>>>>>

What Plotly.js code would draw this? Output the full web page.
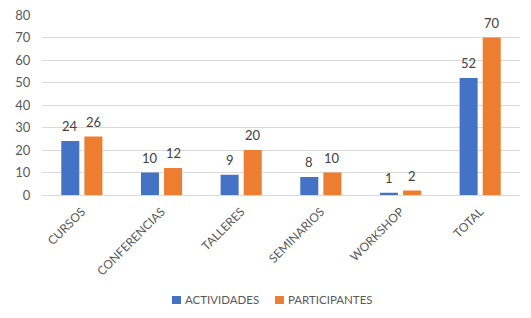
<!DOCTYPE html>
<html><head><meta charset="utf-8">
<script src="https://cdn.plot.ly/plotly-3.0.1.min.js"></script>
<style>html,body{margin:0;padding:0;background:#fff}#c{width:531px;height:318px}</style>
</head><body><div id="c"></div>
<script>
const categories = ["CURSOS","CONFERENCIAS","TALLERES","SEMINARIOS","WORKSHOP","TOTAL"];
const seriesNames = ["ACTIVIDADES","PARTICIPANTES"];
const actividades = [24,10,9,8,1,52];
const participantes = [26,12,20,10,2,70];
const yTicks = [0,10,20,30,40,50,60,70,80];

const colors = ['#4472C4','#ED7D31'];
const font = "Lato, 'Open Sans', sans-serif";
const series = [actividades, participantes];
const traces = series.map((vals,k)=>({type:'bar', name:seriesNames[k], x:categories, y:vals,
  marker:{color:colors[k]}, showlegend:false}));

// data labels placed above each bar
const annotations = [];
const shapes = [];
const barShift = [-11.5, 11.5];
series.forEach((vals,k)=>{
  vals.forEach((v,i)=>annotations.push({x:categories[i], y:v, xref:'x', yref:'y', text:String(v),
    showarrow:false, xanchor:'center', yanchor:'bottom', xshift:barShift[k], yshift:5,
    font:{family:font,size:13,color:'#404040'}}));
});
// legend (square swatch + label), bottom centre
const legendX = [0.2720, 0.4874];
const swatchW = 0.0188;
seriesNames.forEach((name,k)=>{
  shapes.push({type:'rect', xref:'paper', yref:'paper', x0:legendX[k], x1:legendX[k]+swatchW,
    y0:-0.6056, y1:-0.5611, fillcolor:colors[k], line:{width:0}});
  annotations.push({xref:'paper', yref:'paper', x:legendX[k]+swatchW+0.006, y:-0.5833,
    xanchor:'left', yanchor:'middle', showarrow:false, text:name, borderpad:0,
    font:{family:font,size:11.5,color:'#595959'}});
});

const layout = {
  width:531, height:318,
  margin:{l:42, r:11, t:15, b:123, autoexpand:false},
  paper_bgcolor:'#fff', plot_bgcolor:'#fff',
  font:{family:font, size:12, color:'#595959'},
  barmode:'group', bargap:0.42, bargroupgap:0.22,
  showlegend:false,
  annotations:annotations, shapes:shapes,
  xaxis:{tickangle:-45, showgrid:false, zeroline:false, showline:true, linecolor:'#d9d9d9', linewidth:1,
    ticks:'outside', ticklen:4, tickcolor:'rgba(0,0,0,0)', tickfont:{size:12,color:'#595959'}, automargin:false, fixedrange:true},
  yaxis:{range:[0,80], tickvals:yTicks, ticktext:yTicks.map(String), showgrid:true, gridcolor:'#d9d9d9', gridwidth:1,
    zeroline:false, showline:false, ticks:'outside', ticklen:8, tickcolor:'rgba(0,0,0,0)',
    tickfont:{size:13,color:'#595959'}, automargin:false, fixedrange:true}
};
Plotly.newPlot('c', traces, layout, {displayModeBar:false, staticPlot:true});
</script></body></html>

<<<<<

■ AIM OF THE TASK:
Skip the pictures, then retype every line above exactly.

■ TASK RESPONSE:
What Plotly.js code would draw this? Output the full web page.
<!DOCTYPE html>
<html><head><meta charset="utf-8">
<script src="https://cdn.plot.ly/plotly-3.0.1.min.js"></script>
<style>html,body{margin:0;padding:0;background:#fff}#c{width:531px;height:318px}</style>
</head><body><div id="c"></div>
<script>
const categories = ["CURSOS","CONFERENCIAS","TALLERES","SEMINARIOS","WORKSHOP","TOTAL"];
const seriesNames = ["ACTIVIDADES","PARTICIPANTES"];
const actividades = [24,10,9,8,1,52];
const participantes = [26,12,20,10,2,70];
const yTicks = [0,10,20,30,40,50,60,70,80];

const colors = ['#4472C4','#ED7D31'];
const font = "Lato, 'Open Sans', sans-serif";
const series = [actividades, participantes];
const traces = series.map((vals,k)=>({type:'bar', name:seriesNames[k], x:categories, y:vals,
  marker:{color:colors[k]}, showlegend:false}));

// data labels placed above each bar
const annotations = [];
const shapes = [];
const barShift = [-11.5, 11.5];
series.forEach((vals,k)=>{
  vals.forEach((v,i)=>annotations.push({x:categories[i], y:v, xref:'x', yref:'y', text:String(v),
    showarrow:false, xanchor:'center', yanchor:'bottom', xshift:barShift[k], yshift:5,
    font:{family:font,size:13,color:'#404040'}}));
});
// legend (square swatch + label), bottom centre
const legendX = [0.2720, 0.4874];
const swatchW = 0.0188;
seriesNames.forEach((name,k)=>{
  shapes.push({type:'rect', xref:'paper', yref:'paper', x0:legendX[k], x1:legendX[k]+swatchW,
    y0:-0.6056, y1:-0.5611, fillcolor:colors[k], line:{width:0}});
  annotations.push({xref:'paper', yref:'paper', x:legendX[k]+swatchW+0.006, y:-0.5833,
    xanchor:'left', yanchor:'middle', showarrow:false, text:name, borderpad:0,
    font:{family:font,size:11.5,color:'#595959'}});
});

const layout = {
  width:531, height:318,
  margin:{l:42, r:11, t:15, b:123, autoexpand:false},
  paper_bgcolor:'#fff', plot_bgcolor:'#fff',
  font:{family:font, size:12, color:'#595959'},
  barmode:'group', bargap:0.42, bargroupgap:0.22,
  showlegend:false,
  annotations:annotations, shapes:shapes,
  xaxis:{tickangle:-45, showgrid:false, zeroline:false, showline:true, linecolor:'#d9d9d9', linewidth:1,
    ticks:'outside', ticklen:4, tickcolor:'rgba(0,0,0,0)', tickfont:{size:12,color:'#595959'}, automargin:false, fixedrange:true},
  yaxis:{range:[0,80], tickvals:yTicks, ticktext:yTicks.map(String), showgrid:true, gridcolor:'#d9d9d9', gridwidth:1,
    zeroline:false, showline:false, ticks:'outside', ticklen:8, tickcolor:'rgba(0,0,0,0)',
    tickfont:{size:13,color:'#595959'}, automargin:false, fixedrange:true}
};
Plotly.newPlot('c', traces, layout, {displayModeBar:false, staticPlot:true});
</script></body></html>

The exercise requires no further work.